OBJECTIVE:
Write out the entire listing below exactly as it appears, minus any pictures.

INFORMATION SUPPLIED:
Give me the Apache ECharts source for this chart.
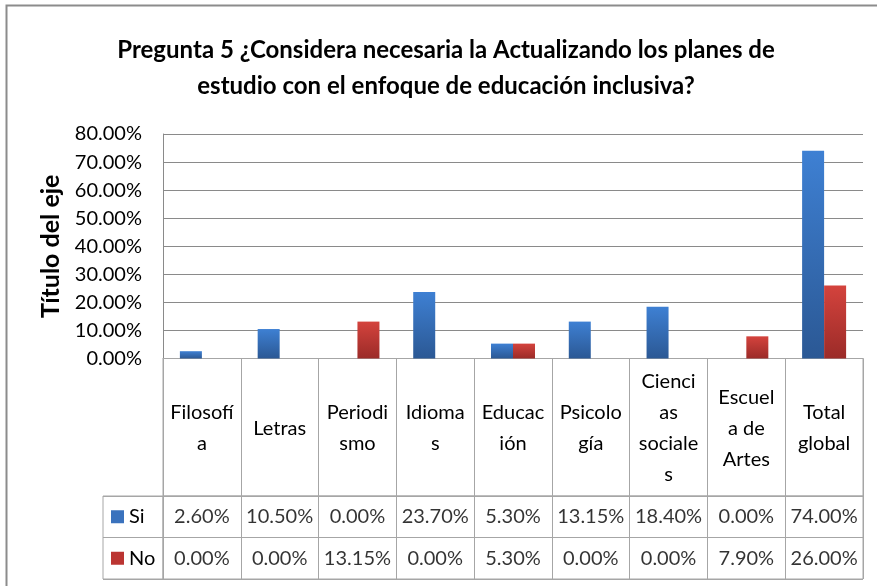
<!DOCTYPE html>
<html>
<head>
<meta charset="utf-8">
<script src="https://cdn.jsdelivr.net/npm/echarts@6/dist/echarts.min.js"></script>
<style>
  html, body { margin: 0; padding: 0; background: #fff; }
  #main { width: 877px; height: 586px; }
</style>
</head>
<body>
<div id="main"></div>
<script>
const categories = ['Filosofía', 'Letras', 'Periodismo', 'Idiomas', 'Educación', 'Psicología', 'Ciencias sociales', 'Escuela de Artes', 'Total global'];
// wrapped the way the table header shows them
const categoryLabels = ['Filosofí\na', 'Letras', 'Periodi\nsmo', 'Idioma\ns', 'Educac\nión', 'Psicolo\ngía', 'Cienci\nas\nsociale\ns', 'Escuel\na de\nArtes', 'Total\nglobal'];
const rowNames = ['Si', 'No'];
const siValues = [2.6, 10.5, 0, 23.7, 5.3, 13.15, 18.4, 0, 74];
const noValues = [0, 0, 13.15, 0, 5.3, 0, 0, 7.9, 26];

const font = 'Lato';
const gridColor = '#8a8a8a';
const tableColor = '#a6a6a6';
const blue = new echarts.graphic.LinearGradient(0, 0, 0, 1, [
  { offset: 0, color: '#3e80d3' }, { offset: 1, color: '#2b5894' }
]);
const red = new echarts.graphic.LinearGradient(0, 0, 0, 1, [
  { offset: 0, color: '#d4433d' }, { offset: 1, color: '#9b2b28' }
]);

const tableCells = siValues.map((v, i) => [i, 0, v]).concat(noValues.map((v, i) => [i, 1, v]));

const myChart = echarts.init(document.getElementById('main'));
myChart.setOption({
  animation: false,
  backgroundColor: '#fff',
  textStyle: { fontFamily: font },
  title: {
    text: 'Pregunta 5 ¿Considera necesaria la Actualizando los planes de\nestudio con el enfoque de educación inclusiva?',
    left: 441,
    top: 27,
    textAlign: 'center',
    textStyle: { fontFamily: font, fontWeight: 'bold', fontSize: 24, lineHeight: 36, color: '#000' }
  },
  graphic: [{
    type: 'rect', left: 4, top: 3, silent: true,
    shape: { width: 900, height: 600 },
    style: { fill: 'none', stroke: '#8c8c8c', lineWidth: 2 }
  }],
  grid: [
    { left: 163, right: 14, top: 134, bottom: 227.5 },
    { left: 163, right: 14, top: 496, bottom: 7, show: true, borderColor: tableColor, borderWidth: 1 },
    { left: 103, width: 60, top: 496, bottom: 7, show: true, borderColor: tableColor, borderWidth: 1 },
    { left: 163, right: 14, top: 358.5, height: 137.5, show: true, borderColor: tableColor, borderWidth: 1 }
  ],
  xAxis: [
    {
      gridIndex: 0, type: 'category', data: categories,
      axisLine: { lineStyle: { color: tableColor } },
      axisTick: { show: false },
      axisLabel: {
        interval: 0, margin: 70, verticalAlign: 'middle', lineHeight: 31,
        fontSize: 20, color: '#000', fontFamily: font,
        formatter: (v, i) => categoryLabels[i]
      }
    },
    {
      gridIndex: 1, type: 'category', data: categories,
      axisLine: { show: false }, axisTick: { show: false }, axisLabel: { show: false },
      splitLine: { show: true, interval: 0, lineStyle: { color: tableColor } }
    },
    { gridIndex: 2, type: 'category', data: [''], show: false },
    {
      gridIndex: 3, type: 'category', data: categories,
      axisLine: { show: false }, axisTick: { show: false }, axisLabel: { show: false },
      splitLine: { show: true, interval: 0, lineStyle: { color: tableColor } }
    }
  ],
  yAxis: [
    {
      gridIndex: 0, type: 'value', min: 0, max: 80, interval: 10,
      name: 'Título del eje', nameLocation: 'middle', nameGap: 100, nameRotate: 90,
      nameTextStyle: { fontFamily: font, fontWeight: 'bold', fontSize: 25, color: '#000' },
      axisLine: { show: true, lineStyle: { color: gridColor } },
      axisTick: { show: false },
      axisLabel: { formatter: v => v.toFixed(2) + '%', margin: 21, fontSize: 20, color: '#000', fontFamily: font },
      splitLine: { lineStyle: { color: gridColor } }
    },
    {
      gridIndex: 1, type: 'category', data: rowNames, inverse: true,
      axisLine: { show: false }, axisTick: { show: false }, axisLabel: { show: false },
      splitLine: { show: true, interval: 0, lineStyle: { color: tableColor } }
    },
    {
      gridIndex: 2, type: 'category', data: rowNames, inverse: true,
      axisLine: { show: false }, axisTick: { show: false },
      axisLabel: {
        inside: true, margin: 8,
        formatter: (v, i) => `{k${i}|}{t|${v}}`,
        rich: {
          k0: { width: 13, height: 13, backgroundColor: '#3a72bd' },
          k1: { width: 13, height: 13, backgroundColor: '#bb3532' },
          t: { fontSize: 20, color: '#000', fontFamily: font, padding: [0, 0, 0, 5] }
        }
      },
      splitLine: { show: true, interval: 0, lineStyle: { color: tableColor } }
    },
    { gridIndex: 3, type: 'value', min: 0, max: 1, show: false }
  ],
  series: [
    {
      name: 'Si', type: 'bar', data: siValues, barWidth: 22, barGap: '0%',
      itemStyle: { color: blue }
    },
    {
      name: 'No', type: 'bar', data: noValues, barWidth: 22, barGap: '0%',
      itemStyle: { color: red }
    },
    {
      type: 'scatter', xAxisIndex: 1, yAxisIndex: 1, data: tableCells,
      symbolSize: 1, silent: true,
      itemStyle: { color: 'rgba(0,0,0,0)' },
      label: {
        show: true, position: 'inside', fontSize: 20, color: '#000', fontFamily: font,
        formatter: p => p.value[2].toFixed(2) + '%'
      }
    }
  ]
});
</script>
</body>
</html>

RESULT OF THE TASK:
Give me the Apache ECharts source for this chart.
<!DOCTYPE html>
<html>
<head>
<meta charset="utf-8">
<script src="https://cdn.jsdelivr.net/npm/echarts@6/dist/echarts.min.js"></script>
<style>
  html, body { margin: 0; padding: 0; background: #fff; }
  #main { width: 877px; height: 586px; }
</style>
</head>
<body>
<div id="main"></div>
<script>
const categories = ['Filosofía', 'Letras', 'Periodismo', 'Idiomas', 'Educación', 'Psicología', 'Ciencias sociales', 'Escuela de Artes', 'Total global'];
// wrapped the way the table header shows them
const categoryLabels = ['Filosofí\na', 'Letras', 'Periodi\nsmo', 'Idioma\ns', 'Educac\nión', 'Psicolo\ngía', 'Cienci\nas\nsociale\ns', 'Escuel\na de\nArtes', 'Total\nglobal'];
const rowNames = ['Si', 'No'];
const siValues = [2.6, 10.5, 0, 23.7, 5.3, 13.15, 18.4, 0, 74];
const noValues = [0, 0, 13.15, 0, 5.3, 0, 0, 7.9, 26];

const font = 'Lato';
const gridColor = '#8a8a8a';
const tableColor = '#a6a6a6';
const blue = new echarts.graphic.LinearGradient(0, 0, 0, 1, [
  { offset: 0, color: '#3e80d3' }, { offset: 1, color: '#2b5894' }
]);
const red = new echarts.graphic.LinearGradient(0, 0, 0, 1, [
  { offset: 0, color: '#d4433d' }, { offset: 1, color: '#9b2b28' }
]);

const tableCells = siValues.map((v, i) => [i, 0, v]).concat(noValues.map((v, i) => [i, 1, v]));

const myChart = echarts.init(document.getElementById('main'));
myChart.setOption({
  animation: false,
  backgroundColor: '#fff',
  textStyle: { fontFamily: font },
  title: {
    text: 'Pregunta 5 ¿Considera necesaria la Actualizando los planes de\nestudio con el enfoque de educación inclusiva?',
    left: 441,
    top: 27,
    textAlign: 'center',
    textStyle: { fontFamily: font, fontWeight: 'bold', fontSize: 24, lineHeight: 36, color: '#000' }
  },
  graphic: [{
    type: 'rect', left: 4, top: 3, silent: true,
    shape: { width: 900, height: 600 },
    style: { fill: 'none', stroke: '#8c8c8c', lineWidth: 2 }
  }],
  grid: [
    { left: 163, right: 14, top: 134, bottom: 227.5 },
    { left: 163, right: 14, top: 496, bottom: 7, show: true, borderColor: tableColor, borderWidth: 1 },
    { left: 103, width: 60, top: 496, bottom: 7, show: true, borderColor: tableColor, borderWidth: 1 },
    { left: 163, right: 14, top: 358.5, height: 137.5, show: true, borderColor: tableColor, borderWidth: 1 }
  ],
  xAxis: [
    {
      gridIndex: 0, type: 'category', data: categories,
      axisLine: { lineStyle: { color: tableColor } },
      axisTick: { show: false },
      axisLabel: {
        interval: 0, margin: 70, verticalAlign: 'middle', lineHeight: 31,
        fontSize: 20, color: '#000', fontFamily: font,
        formatter: (v, i) => categoryLabels[i]
      }
    },
    {
      gridIndex: 1, type: 'category', data: categories,
      axisLine: { show: false }, axisTick: { show: false }, axisLabel: { show: false },
      splitLine: { show: true, interval: 0, lineStyle: { color: tableColor } }
    },
    { gridIndex: 2, type: 'category', data: [''], show: false },
    {
      gridIndex: 3, type: 'category', data: categories,
      axisLine: { show: false }, axisTick: { show: false }, axisLabel: { show: false },
      splitLine: { show: true, interval: 0, lineStyle: { color: tableColor } }
    }
  ],
  yAxis: [
    {
      gridIndex: 0, type: 'value', min: 0, max: 80, interval: 10,
      name: 'Título del eje', nameLocation: 'middle', nameGap: 100, nameRotate: 90,
      nameTextStyle: { fontFamily: font, fontWeight: 'bold', fontSize: 25, color: '#000' },
      axisLine: { show: true, lineStyle: { color: gridColor } },
      axisTick: { show: false },
      axisLabel: { formatter: v => v.toFixed(2) + '%', margin: 21, fontSize: 20, color: '#000', fontFamily: font },
      splitLine: { lineStyle: { color: gridColor } }
    },
    {
      gridIndex: 1, type: 'category', data: rowNames, inverse: true,
      axisLine: { show: false }, axisTick: { show: false }, axisLabel: { show: false },
      splitLine: { show: true, interval: 0, lineStyle: { color: tableColor } }
    },
    {
      gridIndex: 2, type: 'category', data: rowNames, inverse: true,
      axisLine: { show: false }, axisTick: { show: false },
      axisLabel: {
        inside: true, margin: 8,
        formatter: (v, i) => `{k${i}|}{t|${v}}`,
        rich: {
          k0: { width: 13, height: 13, backgroundColor: '#3a72bd' },
          k1: { width: 13, height: 13, backgroundColor: '#bb3532' },
          t: { fontSize: 20, color: '#000', fontFamily: font, padding: [0, 0, 0, 5] }
        }
      },
      splitLine: { show: true, interval: 0, lineStyle: { color: tableColor } }
    },
    { gridIndex: 3, type: 'value', min: 0, max: 1, show: false }
  ],
  series: [
    {
      name: 'Si', type: 'bar', data: siValues, barWidth: 22, barGap: '0%',
      itemStyle: { color: blue }
    },
    {
      name: 'No', type: 'bar', data: noValues, barWidth: 22, barGap: '0%',
      itemStyle: { color: red }
    },
    {
      type: 'scatter', xAxisIndex: 1, yAxisIndex: 1, data: tableCells,
      symbolSize: 1, silent: true,
      itemStyle: { color: 'rgba(0,0,0,0)' },
      label: {
        show: true, position: 'inside', fontSize: 20, color: '#000', fontFamily: font,
        formatter: p => p.value[2].toFixed(2) + '%'
      }
    }
  ]
});
</script>
</body>
</html>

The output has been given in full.